● DATA LINES
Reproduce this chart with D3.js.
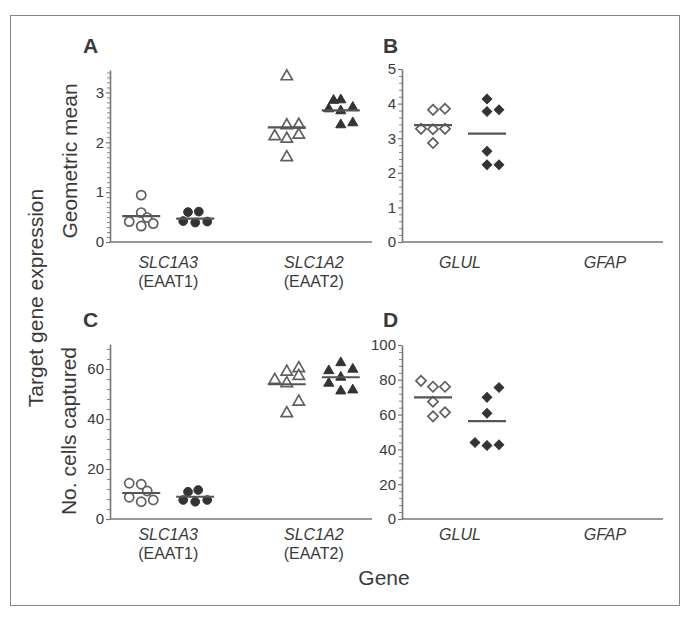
<!DOCTYPE html>
<html>
<head>
<meta charset="utf-8">
<script src="https://cdn.jsdelivr.net/npm/d3@7"></script>
<style>
  html, body { margin: 0; padding: 0; background: #fff; }
  svg { display: block; }
  text { font-family: "Liberation Sans", Arial, Helvetica, sans-serif; fill: #3a3a3a; }
</style>
</head>
<body>
<svg id="chart" width="690" height="618"></svg>
<script>
// ---------------- DATA ----------------
const genesTop = ["SLC1A3", "SLC1A2"];
const proteinsTop = ["(EAAT1)", "(EAAT2)"];
const genesRight = ["GLUL", "GFAP"];

const ticksA = [0, 1, 2, 3];
const ticksB = [0, 1, 2, 3, 4, 5];
const ticksC = [0, 20, 40, 60];
const ticksD = [0, 20, 40, 60, 80, 100];

// Panel A: geometric mean
const aSLC1A3Open   = [0.94, 0.59, 0.49, 0.41, 0.32, 0.37];
const aSLC1A3OpenSlot = [0, 0, 0.5, -1, 0, 1];
const aSLC1A3Filled = [0.60, 0.61, 0.42, 0.39, 0.41];
const aSLC1A3FilledSlot = [-0.6, 0.3, -1, 0, 1];
const aSLC1A2Open   = [3.32, 2.34, 2.35, 2.12, 2.07, 2.15, 1.70];
const aSLC1A2OpenSlot = [0, 0, 1, -1, 0, 1, 0];
const aSLC1A2Filled = [2.84, 2.85, 2.67, 2.63, 2.70, 2.35, 2.39];
const aSLC1A2FilledSlot = [-0.6, 0, -1, 0, 1, 0, 1];
const aMeans = [0.52, 0.47, 2.30, 2.64];

// Panel B: geometric mean
const bGLULOpen   = [3.82, 3.85, 3.27, 3.26, 3.27, 2.86];
const bGLULOpenSlot = [0, 1, -1, 0, 1, 0];
const bGLULFilled = [4.13, 3.77, 3.82, 2.62, 2.23, 2.23];
const bGLULFilledSlot = [0, 0, 1, 0, 0, 1];
const bMeans = [3.38, 3.13];

// Panel C: number of cells captured
const cSLC1A3Open   = [14.3, 13.9, 11.2, 8.7, 6.9, 7.6];
const cSLC1A3OpenSlot = [-1, 0, 0.5, -1, 0, 1];
const cSLC1A3Filled = [10.9, 11.6, 7.6, 6.9, 7.6];
const cSLC1A3FilledSlot = [-0.6, 0.25, -1, 0, 1];
const cSLC1A2Open   = [55.6, 58.9, 54.3, 60.3, 57.2, 46.9, 42.3];
const cSLC1A2OpenSlot = [-1, 0, 0, 1, 1, 1, 0];
const cSLC1A2Filled = [62.5, 59.3, 59.9, 56.7, 54.3, 51.2, 51.6];
const cSLC1A2FilledSlot = [0, -1, 1, 0, -1, 0, 1];
const cMeans = [10.4, 8.9, 53.9, 56.7];

// Panel D: number of cells captured
const dGLULOpen   = [79.4, 76.0, 76.0, 67.4, 59.0, 61.3];
const dGLULOpenSlot = [-1, 0, 1, 0, 0, 1];
const dGLULFilled = [75.6, 69.9, 60.8, 44.0, 42.3, 42.7];
const dGLULFilledSlot = [1, 0, 0, -1, 0, 1];
const dMeans = [69.9, 56.2];

// ---------------- LAYOUT / STYLE ----------------
const svg = d3.select("#chart");
const stroke = "#606060", dark = "#333333";

// outer frame
svg.append("rect").attr("x", 10.5).attr("y", 15.5).attr("width", 669).attr("height", 590)
  .attr("fill", "none").attr("stroke", "#888").attr("stroke-width", 1);

function series(cat, sub, shape, filled, vals, slots, mean) {
  return { cat, sub, shape, filled, pts: vals.map((v, i) => ({ v, s: slots[i] })), mean };
}

const panels = [
  { letter: "A", lx: 83, ly: 53, x0: 110, x1: 372, y0: 242, y1: 70, dom: [0, 3.45], ticks: ticksA, minor: 0.1,
    cats: genesTop, subs: proteinsTop, labY: 268,
    series: [
      series("SLC1A3", 0, "circle", false, aSLC1A3Open, aSLC1A3OpenSlot, aMeans[0]),
      series("SLC1A3", 1, "circle", true, aSLC1A3Filled, aSLC1A3FilledSlot, aMeans[1]),
      series("SLC1A2", 0, "triangle", false, aSLC1A2Open, aSLC1A2OpenSlot, aMeans[2]),
      series("SLC1A2", 1, "triangle", true, aSLC1A2Filled, aSLC1A2FilledSlot, aMeans[3])
    ] },
  { letter: "B", lx: 383, ly: 53, x0: 402, x1: 663, y0: 242, y1: 69, dom: [0, 5], ticks: ticksB, minor: 0.2,
    cats: genesRight, subs: null, labY: 268,
    series: [
      series("GLUL", 0, "diamond", false, bGLULOpen, bGLULOpenSlot, bMeans[0]),
      series("GLUL", 1, "diamond", true, bGLULFilled, bGLULFilledSlot, bMeans[1])
    ] },
  { letter: "C", lx: 83, ly: 327, x0: 110, x1: 372, y0: 519, y1: 344, dom: [0, 70], ticks: ticksC, minor: 4,
    cats: genesTop, subs: proteinsTop, labY: 540,
    series: [
      series("SLC1A3", 0, "circle", false, cSLC1A3Open, cSLC1A3OpenSlot, cMeans[0]),
      series("SLC1A3", 1, "circle", true, cSLC1A3Filled, cSLC1A3FilledSlot, cMeans[1]),
      series("SLC1A2", 0, "triangle", false, cSLC1A2Open, cSLC1A2OpenSlot, cMeans[2]),
      series("SLC1A2", 1, "triangle", true, cSLC1A2Filled, cSLC1A2FilledSlot, cMeans[3])
    ] },
  { letter: "D", lx: 383, ly: 327, x0: 402, x1: 663, y0: 519, y1: 345, dom: [0, 100], ticks: ticksD, minor: 4,
    cats: genesRight, subs: null, labY: 540,
    series: [
      series("GLUL", 0, "diamond", false, dGLULOpen, dGLULOpenSlot, dMeans[0]),
      series("GLUL", 1, "diamond", true, dGLULFilled, dGLULFilledSlot, dMeans[1])
    ] }
];

const symbolType = { circle: d3.symbolCircle, triangle: d3.symbolTriangle, diamond: d3.symbolSquare };
const symbolSizeOpen = { circle: 66, triangle: 56, diamond: 52 };
const symbolSizeFilled = { circle: 60, triangle: 44, diamond: 46 };
const slotW = 12;

panels.forEach(p => {
  const g = svg.append("g");
  const x = d3.scalePoint().domain(p.cats).range([p.x0, p.x1]).padding(0.4);
  const xs = d3.scalePoint().domain([0, 1]).range([-27, 27]);
  const y = d3.scaleLinear().domain(p.dom).range([p.y0, p.y1]);

  // minor ticks
  const minorVals = d3.range(0, p.dom[1] + 1e-9, p.minor).filter(v => !p.ticks.some(t => Math.abs(t - v) < 1e-6));
  g.append("g").attr("transform", `translate(${p.x0},0)`)
    .call(d3.axisLeft(y).tickValues(minorVals).tickSize(3).tickSizeOuter(0).tickFormat(""))
    .call(a => a.select(".domain").remove())
    .call(a => a.selectAll("line").attr("stroke", "#888").attr("stroke-width", 1));

  // major y axis
  g.append("g").attr("transform", `translate(${p.x0},0)`)
    .call(d3.axisLeft(y).tickValues(p.ticks).tickSize(4).tickSizeOuter(0).tickPadding(2).tickFormat(d3.format("d")))
    .call(a => a.select(".domain").attr("stroke", "#777").attr("stroke-width", 1.6))
    .call(a => a.selectAll("line").attr("stroke", "#777").attr("stroke-width", 1.2))
    .call(a => a.selectAll("text").attr("font-size", 15).attr("fill", "#3a3a3a")
      .attr("font-family", "Liberation Sans, Arial, sans-serif"));

  // x axis (no ticks)
  g.append("g").attr("transform", `translate(0,${p.y0})`)
    .call(d3.axisBottom(x).tickValues([]).tickSizeOuter(0))
    .call(a => a.select(".domain").attr("stroke", "#777").attr("stroke-width", 1.6)
      .attr("d", `M${p.x0},0H${p.x1}`));

  // category labels
  p.cats.forEach((c, i) => {
    g.append("text").attr("x", x(c)).attr("y", p.labY).attr("text-anchor", "middle")
      .attr("font-size", 16).attr("font-style", "italic").text(c);
    if (p.subs) {
      g.append("text").attr("x", x(c)).attr("y", p.labY + 19).attr("text-anchor", "middle")
        .attr("font-size", 16).text(p.subs[i]);
    }
  });

  // points
  p.series.forEach(s => {
    const cx = x(s.cat) + xs(s.sub);
    const sizes = s.filled ? symbolSizeFilled : symbolSizeOpen;
    const sym = d3.symbol().type(symbolType[s.shape]).size(sizes[s.shape]);
    g.selectAll(null).data(s.pts).enter().append("path")
      .attr("d", sym)
      .attr("transform", d => {
        const px = cx + d.s * slotW, py = y(d.v);
        return s.shape === "diamond" ? `translate(${px},${py}) rotate(45)` : `translate(${px},${py})`;
      })
      .attr("fill", s.filled ? dark : "#fff")
      .attr("stroke", s.filled ? dark : stroke)
      .attr("stroke-width", s.filled ? 1 : 1.7);
    // mean line
    g.append("line").attr("x1", cx - 19).attr("x2", cx + 19)
      .attr("y1", y(s.mean)).attr("y2", y(s.mean))
      .attr("stroke", "#555").attr("stroke-width", 2.2);
  });

  // panel letter
  g.append("text").attr("x", p.lx).attr("y", p.ly).attr("font-size", 21)
    .attr("font-weight", "bold").attr("fill", "#111").text(p.letter);
});

// axis titles
svg.append("text").attr("transform", "translate(77,161) rotate(-90)").attr("text-anchor", "middle")
  .attr("font-size", 21).text("Geometric mean");
svg.append("text").attr("transform", "translate(76,431) rotate(-90)").attr("text-anchor", "middle")
  .attr("font-size", 21).text("No. cells captured");
svg.append("text").attr("transform", "translate(43,298) rotate(-90)").attr("text-anchor", "middle")
  .attr("font-size", 21).text("Target gene expression");
svg.append("text").attr("x", 384).attr("y", 585).attr("text-anchor", "middle")
  .attr("font-size", 21).text("Gene");
</script>
</body>
</html>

● TASK TO COMPLETE
Pictures are excluded: retype only the lines from the beginning of the listing above through the line with "const cMeans = [10.4, 8.9, 53.9, 56.7];", both included.

● RESPONSE BELOW
Reproduce this chart with D3.js.
<!DOCTYPE html>
<html>
<head>
<meta charset="utf-8">
<script src="https://cdn.jsdelivr.net/npm/d3@7"></script>
<style>
  html, body { margin: 0; padding: 0; background: #fff; }
  svg { display: block; }
  text { font-family: "Liberation Sans", Arial, Helvetica, sans-serif; fill: #3a3a3a; }
</style>
</head>
<body>
<svg id="chart" width="690" height="618"></svg>
<script>
// ---------------- DATA ----------------
const genesTop = ["SLC1A3", "SLC1A2"];
const proteinsTop = ["(EAAT1)", "(EAAT2)"];
const genesRight = ["GLUL", "GFAP"];

const ticksA = [0, 1, 2, 3];
const ticksB = [0, 1, 2, 3, 4, 5];
const ticksC = [0, 20, 40, 60];
const ticksD = [0, 20, 40, 60, 80, 100];

// Panel A: geometric mean
const aSLC1A3Open   = [0.94, 0.59, 0.49, 0.41, 0.32, 0.37];
const aSLC1A3OpenSlot = [0, 0, 0.5, -1, 0, 1];
const aSLC1A3Filled = [0.60, 0.61, 0.42, 0.39, 0.41];
const aSLC1A3FilledSlot = [-0.6, 0.3, -1, 0, 1];
const aSLC1A2Open   = [3.32, 2.34, 2.35, 2.12, 2.07, 2.15, 1.70];
const aSLC1A2OpenSlot = [0, 0, 1, -1, 0, 1, 0];
const aSLC1A2Filled = [2.84, 2.85, 2.67, 2.63, 2.70, 2.35, 2.39];
const aSLC1A2FilledSlot = [-0.6, 0, -1, 0, 1, 0, 1];
const aMeans = [0.52, 0.47, 2.30, 2.64];

// Panel B: geometric mean
const bGLULOpen   = [3.82, 3.85, 3.27, 3.26, 3.27, 2.86];
const bGLULOpenSlot = [0, 1, -1, 0, 1, 0];
const bGLULFilled = [4.13, 3.77, 3.82, 2.62, 2.23, 2.23];
const bGLULFilledSlot = [0, 0, 1, 0, 0, 1];
const bMeans = [3.38, 3.13];

// Panel C: number of cells captured
const cSLC1A3Open   = [14.3, 13.9, 11.2, 8.7, 6.9, 7.6];
const cSLC1A3OpenSlot = [-1, 0, 0.5, -1, 0, 1];
const cSLC1A3Filled = [10.9, 11.6, 7.6, 6.9, 7.6];
const cSLC1A3FilledSlot = [-0.6, 0.25, -1, 0, 1];
const cSLC1A2Open   = [55.6, 58.9, 54.3, 60.3, 57.2, 46.9, 42.3];
const cSLC1A2OpenSlot = [-1, 0, 0, 1, 1, 1, 0];
const cSLC1A2Filled = [62.5, 59.3, 59.9, 56.7, 54.3, 51.2, 51.6];
const cSLC1A2FilledSlot = [0, -1, 1, 0, -1, 0, 1];
const cMeans = [10.4, 8.9, 53.9, 56.7];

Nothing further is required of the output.